Dengan kekosongan 33 gubernur, 415 Bupati dan 93 Wali Kota, Pemerintah seharusnya sudah membuat simulasi bagaimana mengatasinya. Bukan setelah menjelang pelaksanaan tahapan Pilkada 2024 baru disadari bahwa penundaan Pilkada punya dampak yang cukup serius bagi penyelenggaraan pemerintahan di daerah. Tidak heran jika wacana percepatan (perubahan) Pilkada dari 27 Nopember 2024 ke September 2024 menimbulkan kecurigaan, jangan-jangan ini hanya modus untuk memuluskan keinginan pihak tertentu.
Kecurigaan publik tidaklah berlebihan, mengingat pada kontestasi Pilkada 2024 akan ada dua putra penguasa akan ikut kontestasi. Kaesang akan berkontestasi di Solo sebagai Wali Kota atau bahkan mungkin di Jawa Tengah sebagai Gubernur, dan Boby akan berkontestasi di Sumatera Utara sebagai Gubernur. Lalu apa untungnya jika Pilkada dilaksanakan bulan September 2024 ?. Dalam jadwal Pilpres 2024, tanggal 20 Oktober 2024 merupakan akhir kekuasaan Presiden Jokowi, sehingga peluang menang putra mahkota maksimal 50 : 50, tetapi jika Pilkada dilaksanakan pada bulan September 2024 hasil Pilkada mudah dikalkulasi.

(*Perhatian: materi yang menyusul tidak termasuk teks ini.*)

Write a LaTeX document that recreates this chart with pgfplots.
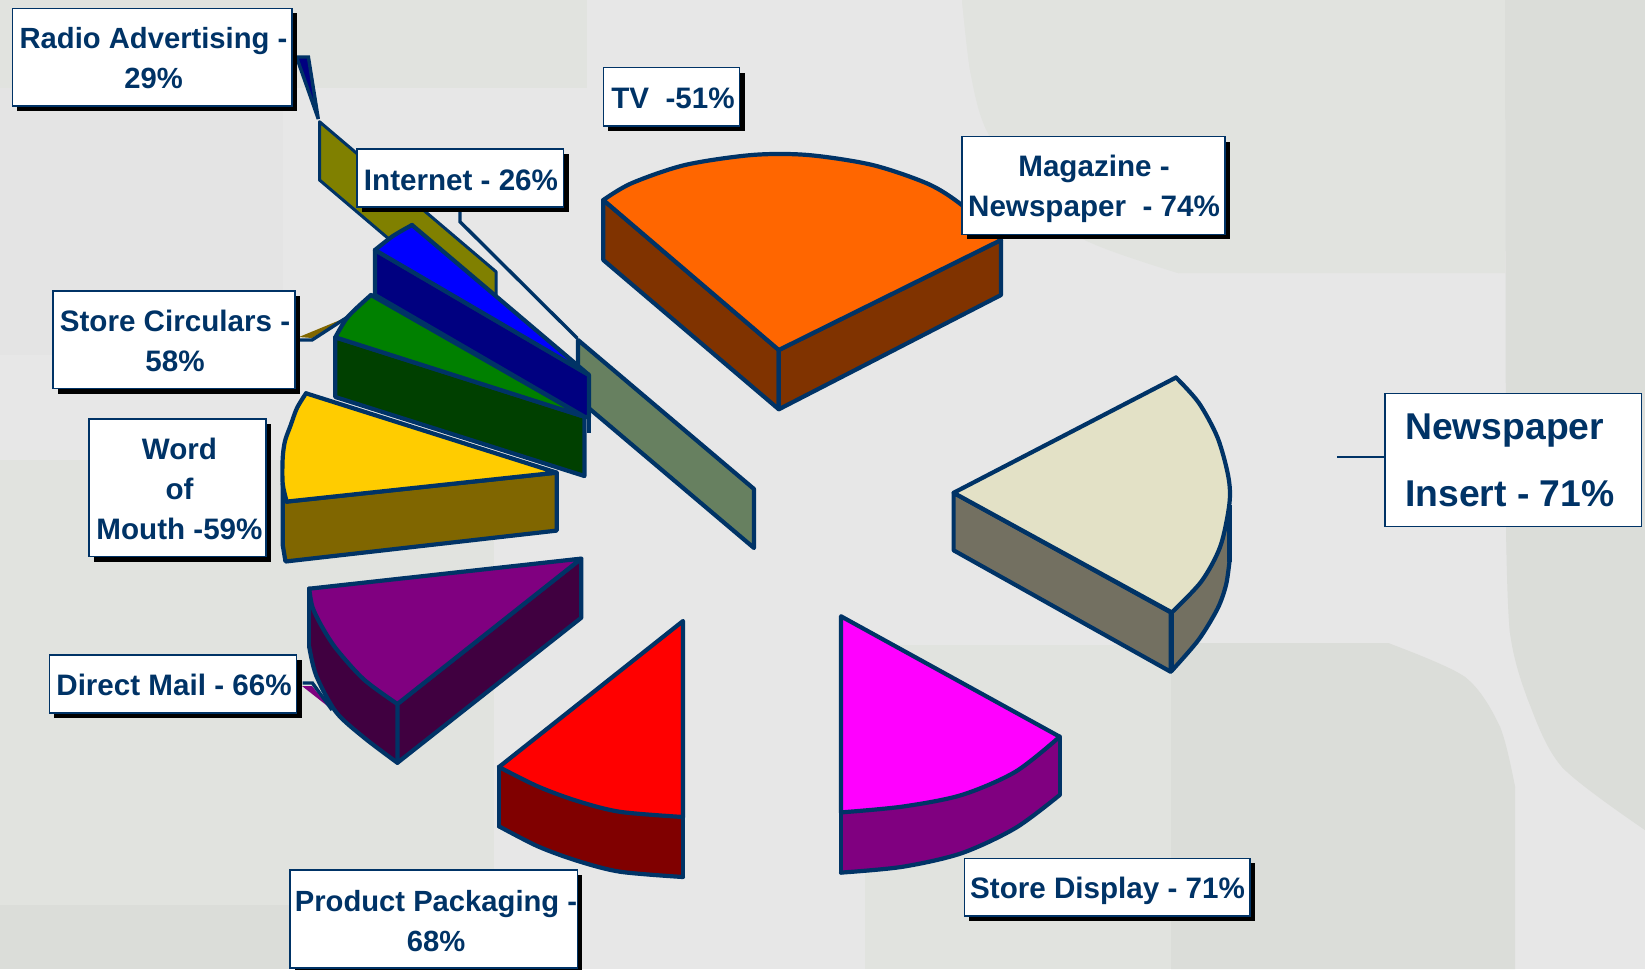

Kalau benar Pilkada dipercepat dari 27 Nopmber 2024 ke bulan September 2024 ibarat pertandingan Sepak Bola, pertandingan akan berjalan tidak seimbang. Wasit, Asisten Wasit, Pengawas Pertandingan, Petugas Keamanan dan Penonton semuanya dimungkinkan akan berpihak pada salah satu kesebelasan. Jika ini terjadi sekuat apapun kesebelasan dan sebaik apapun strategi yang disiapkan pelatih, sebelum bertanding bisa dipastikan kesebelasan sebelah akan kalah.
Sebenarnya tidak ada keadaan memakasa Pilkada 2024 untuk dilaksanakan percepatan dan sampai hari ini tidak ada keadaan memaksa untuk keluarnya Perpu. Berdasarkan Pasal 1 angka 4 UU nomor 15/2019 Tentang Perubahan Atas Undang-Undang Nomor 12 Tahun 2011 Tentang Pembentukan Peraturan Perundang-Undangan, Peraturan Pemerintah Pengganti Undang-undang adalah Peraturan Perundang-undangan yang ditetapkan oleh Presiden dalam hal ihwal kegentingan yang memaksa. Repotnyan dasar pertimbangan ihwal yang memaksa ini ditetapkan secara subjektif oleh Presiden (Yuli Harsono).
Kalau alasan kekosongan kekuasaan pada Januari 2025 dianggap keadaan memaksa, berarti para Penjabat Gubernur, Bupati dan Wali Kota yang sekarang sedang menjabat disamakan dengan tidak ada pejabat Gubernur, Bupati dan Wali Kota. Padahal para Penjabat Gubernur, Bupati dan Wali Kota di 33 Provinsi, 415 Kabupaten dan 93 Kota ada yang menjabat sejak Oktober 2022 dengan kewenangan yang sama dengan Gubernur, Bupati dan Wali hasil Pilkada. Jika ini analoginya, repot juga mamahami tata kelola pemerintahan di negeri ini.
Anihnya sejak wacana percepatan Pilkada 2024 dirilis oleh Mendagri Tito Karnavian, belum ada tanggapan dari DPR khususnya dari Komisi yang membidangi Bidang Hukum dan Pemerintahan. Adakah DPR masih menunggu Perpu dikeluarkan untuk menilai kekosongan Gubernur, Bupati dan Wali Kota di 33 Provinsi, 415 Kabupaten dan 93 Kota menjadi kegentingan yang memaksa itu benar terjadi atau akan terjadi ?. Kita tunggu drama politik berikutnya !.